Presentations given in recent years 

A vida - de Doutorando em Computação - como ela é (the life of a CS PhD student as it is), a panel I chaired with four PhD students in our PhD program, discussing motivations, standard of living, among other topics.

LP-Based Approaches for Goal Recognition as Planning, invited talk for the Agents Victoria group in Melbourne, Australia. It summarises my most recent push into goal recognition algorithms. Abstract: Goal recognition is the task of inferring the intended goal of an agent given a sequence of observations. Advances in heuristics based on linear programming allows us to solve goal recognition tasks by encoding the declarative knowledge about such tasks resulting in two central contributions. First, we develop an approach that guarantees we select the actual hidden goal given the complete sequence of either optimal or suboptimal observations. Second, we automatically estimate the number of missing observations through a metric of uncertainty, which improves accuracy under very low observability. Experiments and evaluation show that the resulting approach is fast and dominates previous methods providing lower spread and higher accuracy on average.
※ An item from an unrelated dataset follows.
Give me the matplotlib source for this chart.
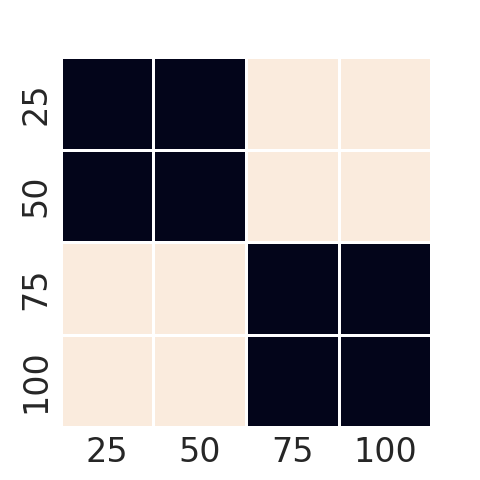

Goal Recognition with Real-World Data, keynote for the Brazilian Conference on Intelligent Systems given in October 2019 at Salvador, Bahia. It summarises my research from 2015 to 2019 on plan and goal recognition.
Abstract: Plan and goal recognition is the task of inferring the plan and goal of an agent through the observation of its actions and its environment and has a number of applications on computer-human interaction, assistive technologies and surveillance. Recent work on such techniques using planning domain theories require almost perfect engineering of the domain theory and usually rely on assumptions of observability being either full, noise-free, or both. These assumptions are too strong in the real world, regardless of the technique used to translate sensor data into symbolic logic-based observations. In this talk, we discuss plan recognition techniques based on classical planning domain theories gradually relax all of these assumptions by leveraging advances on both symbolic planning and machine learning.

Inteligência Artificial não é (só) Aprendizado de Máquina, presented as part of the Dito Efeito series of Talks on Artificial Intelligence: science, business and challenges (in Portuguese). Presented in Porto Alegre on June 19th, 2019.

Plan and Goal Recognition in the Real World, given in October 2018 to undergraduate students at the Catholic University of Pelotas.

How to write a (good) research paper, a few tips on writing papers, adapted from the much better presentation from Simon Peyton-Jones (Microsoft Research), which I have given to an seminar series at PPGCC.

Plan and Goal Recognition in the Real World. This is an invited talk given at the University of Edinburgh, and the University of St. Andrews on September 2017. It summarises my research from 2015 to 2017 on plan and goal recognition.
Abstract: Plan and goal recognition is the task of inferring the plan and goal of an agent through the observation of its actions and its environment and has a number of applications on computer-human interaction, assistive technologies and surveillance. Although such techniques using planning domain theories have developed a number of very accurate and effective techniques, they often rely on assumptions of full observability and noise-free observations. These assumptions are not necessarily true in the real world, regardless of the technique used to translate sensor data into symbolic logic-based observations. In this work, we develop plan recognition techniques, based on classical planning domain theories, that can cope with observations that are both incomplete and noisy and show how they can be applied to sensor data processed through deep learning techniques. We evaluate such techniques on a kitchen video dataset, bridging the gap between symbolic goal recognition and real-world data.

How to write a (good) research paper, a few tips on writing papers, slightly adapted from the much better presentation from Simon Peyton-Jones (Microsoft Research), which I have given recently at PUCRS in the computer science academic week

Programming Autonomous Behaviour: Abstractions and Techniques, presented at the University of Brasília for Célia Ghedini's AI class on the 15th of August, 2014.

Practical Normative Reasoning: Models and Challenges, presented at the University of Aberdeen for Nir Oren's research group on the 14th of February, 2013.

An approach to generate MDPs using HTN representations, presented at Imperial College London for Alessio Lomuscio's research group on the 24th of June, 2011.

Norms Working Group QA, presented at the Seventh International Conference on Autonomous Agents and Multiagent Systems.

Extending agent languages for autonomy, a quick summary of my PhD thesis, presented at PUCRS.

AI and Negotiation, a panel hosted by Katia Sycara (CMU), myself and Michael Lewis (UPitt).